Only a small number of the refugees arrested in a controversial police raid on Central Methodist Mission in Johannesburg, South Africa, remain in jail, according to the bishop there – writes Linda Bloom for UMNS.

Thirteen people still were waiting for court appearances as of 7 February 2008, Bishop Paul Verryn told United Methodist News Service. Verryn had been to the court that day as another person was released on bail.

During the past couple of years, Central Methodist Mission has served as a shelter and provided programmes for hundreds of refugees, many of them from Zimbabwe. More than a thousand refugees were arrested during the 30 January police raid. None released so far has been charged with a crime, the bishop said.

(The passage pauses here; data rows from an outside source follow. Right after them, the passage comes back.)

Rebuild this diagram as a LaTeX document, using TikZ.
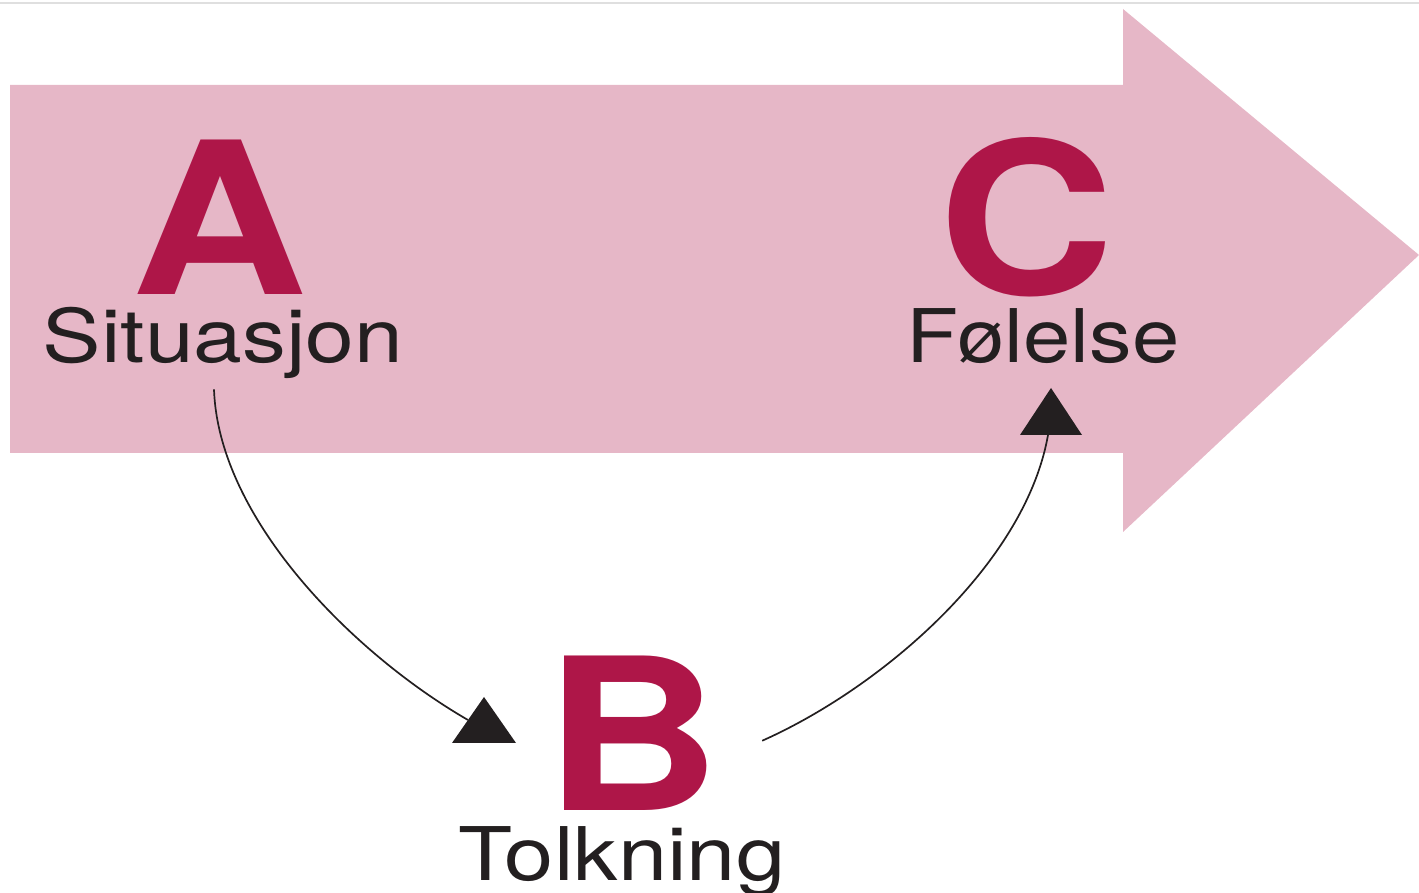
\documentclass[tikz,border=0pt]{standalone}
\usepackage{fontspec}
\setmainfont{TeX Gyre Heros}[FakeStretch=1.15]
\usepackage{tikz}
\usetikzlibrary{arrows.meta,positioning}

\definecolor{pinkbg}{RGB}{230,183,199}
\definecolor{letterred}{RGB}{174,22,72}
\definecolor{inkdark}{RGB}{35,31,32}

\begin{document}
\begin{tikzpicture}[
  x=1pt, y=1pt,
  letter/.style={font=\fontsize{212}{212}\selectfont\bfseries, text=letterred, inner sep=0, anchor=base},
  word/.style={font=\fontsize{74}{74}\selectfont, text=inkdark, inner sep=0, anchor=base},
  conn/.style={draw=inkdark, line width=1.7pt},
  tipmark/.style={fill=inkdark}
]
\useasboundingbox (0,0) rectangle (1419,892);
\draw[gray!25, line width=1.5pt] (0,889) -- (1419,889);

% big arrow in the back
\fill[pinkbg] (10,807) -- (1123,807) -- (1123,883) -- (1419,637)
  -- (1123,360) -- (1123,439) -- (10,439) -- cycle;

\node[letter] (a) at (220,597) {A};
\node[word, xscale=1.03] (sit) at (223,529) {Situasjon};
\node[letter] (c) at (1027,597) {C};
\node[word] (fol) at (1043,529) {Følelse};
\node[letter] (b) at (633,82) {B};
\node[word, xscale=1.04] (tolk) at (622,12) {Tolkning};

% triangle marks
\coordinate (tb) at (484,172);
\coordinate (tc) at (1051,480);
\fill[tipmark] (tb) ++(0,23) -- ++(32,-46) -- ++(-64,0) -- cycle;
\fill[tipmark] (tc) ++(0,24) -- ++(31,-47) -- ++(-62,0) -- cycle;

\draw[conn] ([xshift=-9pt,yshift=-10pt]sit.south) to[out=-88, in=150, looseness=0.8] ([xshift=-16pt]tb);
\draw[conn] ([xshift=41pt,yshift=-8pt]b.east) to[out=24, in=-100, looseness=0.8] ([xshift=-3pt,yshift=-23pt]tc);
\end{tikzpicture}
\end{document}
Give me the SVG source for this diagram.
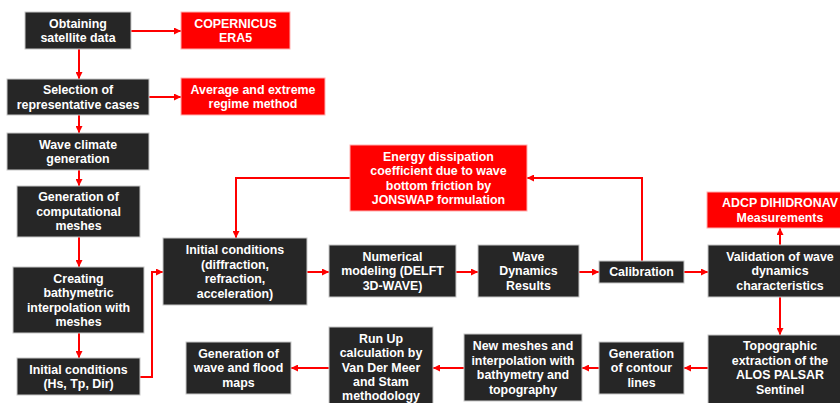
<svg xmlns="http://www.w3.org/2000/svg" width="840" height="403" viewBox="0 0 840 403">
<defs>
<marker id="ah" markerUnits="userSpaceOnUse" markerWidth="8" markerHeight="7" refX="7" refY="3.5" orient="auto">
<path d="M0,0 L7,3.5 L0,7 z" fill="#ff0000"/>
</marker>
</defs>
<style>
.d{fill:#262626;stroke:#c8c8c8;stroke-width:1}
.r{fill:#ff0000;stroke:#ffb0b0;stroke-width:1}
text{font-family:"Liberation Sans",Arial,sans-serif;font-size:12.4px;font-weight:bold;fill:#ffffff;text-anchor:middle}
.c path{fill:none;stroke:#ff0000;stroke-width:2;marker-end:url(#ah)}
</style>
<rect width="840" height="403" fill="#ffffff"/>
<g class="c" id="connectors">
<path d="M131,31 H181"/>
<path d="M79,49 V79"/>
<path d="M149,97 H181"/>
<path d="M79,115 V133"/>
<path d="M79,170 V186"/>
<path d="M79,237 V267"/>
<path d="M79,333 V358"/>
<path d="M140,377 H152 V272 H163"/>
<path d="M307,272 H329"/>
<path d="M456,272 H478"/>
<path d="M579,272 H599"/>
<path d="M684,272 H708"/>
<path d="M642,261 V178 H527"/>
<path d="M350,178 H236 V238"/>
<path d="M780,245 V228"/>
<path d="M780,297 V335"/>
<path d="M708,368 H684"/>
<path d="M599,368 H582"/>
<path d="M464,368 H433"/>
<path d="M329,368 H291"/>
</g>
<g id="n-obtaining"><rect class="d" x="25" y="12" width="106" height="37"/><text x="78" y="27.5">Obtaining<tspan x="78" dy="14.5">satellite data</tspan></text></g>
<g id="n-copernicus"><rect class="r" x="181" y="12" width="109" height="37"/><text x="235.5" y="27.5">COPERNICUS<tspan x="235.5" dy="14.5">ERA5</tspan></text></g>
<g id="n-selection"><rect class="d" x="7" y="79" width="142" height="36"/><text x="78" y="94">Selection of<tspan x="78" dy="14.5">representative cases</tspan></text></g>
<g id="n-average"><rect class="r" x="181" y="78" width="144" height="37"/><text x="253" y="93.5">Average and extreme<tspan x="253" dy="14.5">regime method</tspan></text></g>
<g id="n-climate"><rect class="d" x="7" y="133" width="142" height="37"/><text x="78" y="148.5">Wave climate<tspan x="78" dy="14.5">generation</tspan></text></g>
<g id="n-meshes"><rect class="d" x="17" y="186" width="123" height="51"/><text x="78.5" y="201.3">Generation of<tspan x="78.5" dy="14.5">computational</tspan><tspan x="78.5" dy="14.5">meshes</tspan></text></g>
<g id="n-bathy"><rect class="d" x="13" y="267" width="131" height="66"/><text x="78.5" y="282.5">Creating<tspan x="78.5" dy="14.5">bathymetric</tspan><tspan x="78.5" dy="14.5">interpolation with</tspan><tspan x="78.5" dy="14.5">meshes</tspan></text></g>
<g id="n-initial1"><rect class="d" x="17" y="358" width="123" height="37"/><text x="78.5" y="373.5">Initial conditions<tspan x="78.5" dy="14.5">(Hs, Tp, Dir)</tspan></text></g>
<g id="n-initial2"><rect class="d" x="163" y="238" width="144" height="67"/><text x="235" y="254">Initial conditions<tspan x="235" dy="14.5">(diffraction,</tspan><tspan x="235" dy="14.5">refraction,</tspan><tspan x="235" dy="14.5">acceleration)</tspan></text></g>
<g id="n-numerical"><rect class="d" x="329" y="245" width="127" height="52"/><text x="392.5" y="260.8">Numerical<tspan x="392.5" dy="14.5">modeling (DELFT</tspan><tspan x="392.5" dy="14.5">3D-WAVE)</tspan></text></g>
<g id="n-results"><rect class="d" x="478" y="245" width="101" height="52"/><text x="528.5" y="260.8">Wave<tspan x="528.5" dy="14.5">Dynamics</tspan><tspan x="528.5" dy="14.5">Results</tspan></text></g>
<g id="n-calibration"><rect class="d" x="599" y="261" width="85" height="22"/><text x="641.5" y="276.3">Calibration</text></g>
<g id="n-energy"><rect class="r" x="350" y="145" width="177" height="66"/><text x="438.5" y="160.5">Energy dissipation<tspan x="438.5" dy="14.5">coefficient due to wave</tspan><tspan x="438.5" dy="14.5">bottom friction by</tspan><tspan x="438.5" dy="14.5">JONSWAP formulation</tspan></text></g>
<g id="n-adcp"><rect class="r" x="707" y="192" width="140" height="36"/><text x="780" y="207">ADCP DIHIDRONAV<tspan x="780" dy="14.5">Measurements</tspan></text></g>
<g id="n-validation"><rect class="d" x="708" y="245" width="140" height="52"/><text x="780" y="260.8">Validation of wave<tspan x="780" dy="14.5">dynamics</tspan><tspan x="780" dy="14.5">characteristics</tspan></text></g>
<g id="n-topo"><rect class="d" x="708" y="335" width="140" height="75"/><text x="780" y="350">Topographic<tspan x="780" dy="14.5">extraction of the</tspan><tspan x="780" dy="14.5">ALOS PALSAR</tspan><tspan x="780" dy="14.5">Sentinel</tspan></text></g>
<g id="n-contour"><rect class="d" x="599" y="342" width="85" height="52"/><text x="641.5" y="357.8">Generation<tspan x="641.5" dy="14.5">of contour</tspan><tspan x="641.5" dy="14.5">lines</tspan></text></g>
<g id="n-newmeshes"><rect class="d" x="464" y="334" width="118" height="67"/><text x="523" y="350">New meshes and<tspan x="523" dy="14.5">interpolation with</tspan><tspan x="523" dy="14.5">bathymetry and</tspan><tspan x="523" dy="14.5">topography</tspan></text></g>
<g id="n-runup"><rect class="d" x="329" y="327" width="104" height="83"/><text x="381" y="343">Run Up<tspan x="381" dy="14.3">calculation by</tspan><tspan x="381" dy="14.3">Van Der Meer</tspan><tspan x="381" dy="14.3">and Stam</tspan><tspan x="381" dy="14.3">methodology</tspan></text></g>
<g id="n-maps"><rect class="d" x="186" y="342" width="105" height="52"/><text x="238.5" y="357.8">Generation of<tspan x="238.5" dy="14.5">wave and flood</tspan><tspan x="238.5" dy="14.5">maps</tspan></text></g>
</svg>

After the raid, Verryn criticized the 50 to 100 police officers involved for their lack of a search warrant and aggressive behavior, which he said resulted in damage to church property and physical abuse.

Since then, most of the refugees have returned to Central Methodist Mission, bringing the numbers sleeping nightly there back to about 1,200 inside and several hundred more in the streets surrounding the church. News coverage of the raid has attracted others who had not been to the mission before.

“There are more people who’ve been coming in the evenings now,” Bishop Verryn said. “The building does seem very full at the moment.”

According to a 6 February article in South Africa’s Mail & Guardian Online, a spokesperson for the South African Police Service called the raid part of a “sustainable crime-combat” operation aimed at criminal elements in the district. The article reported that the Independent Complaints Directorate has decided on its own initiative to investigate whether police officers who took part in the raid conducted themselves appropriately.

Earlier in the week, the bishop met with several police officials about the incident, and a second meeting is planned for 11 February 2008.

“We’ve got to do something to cooperate with each other,” Verryn said. He would like to set up some sort of reconciliation process that would include the police listening to some of the concerns of the refugee community, he added.

“We must use this as an opportunity for them (the police) to understand the alienation of human rights is a very, very serious crime,” he declared.

Bishop Felton E. May, interim chief executive, United Methodist Board of Global Ministries, wrote to numerous South African church and political leaders expressing distress over the raid of Central Mission.

His appeal for assistance went to Archbishop Desmond Tutu, former South African President Nelson Mandela, current South African President Thebo Mvuyelwa Mbeki, Presiding Bishop Ivan M. Abrahams of the Methodist Church of Southern Africa, and the South African ambassadors to the United Nations and the United States.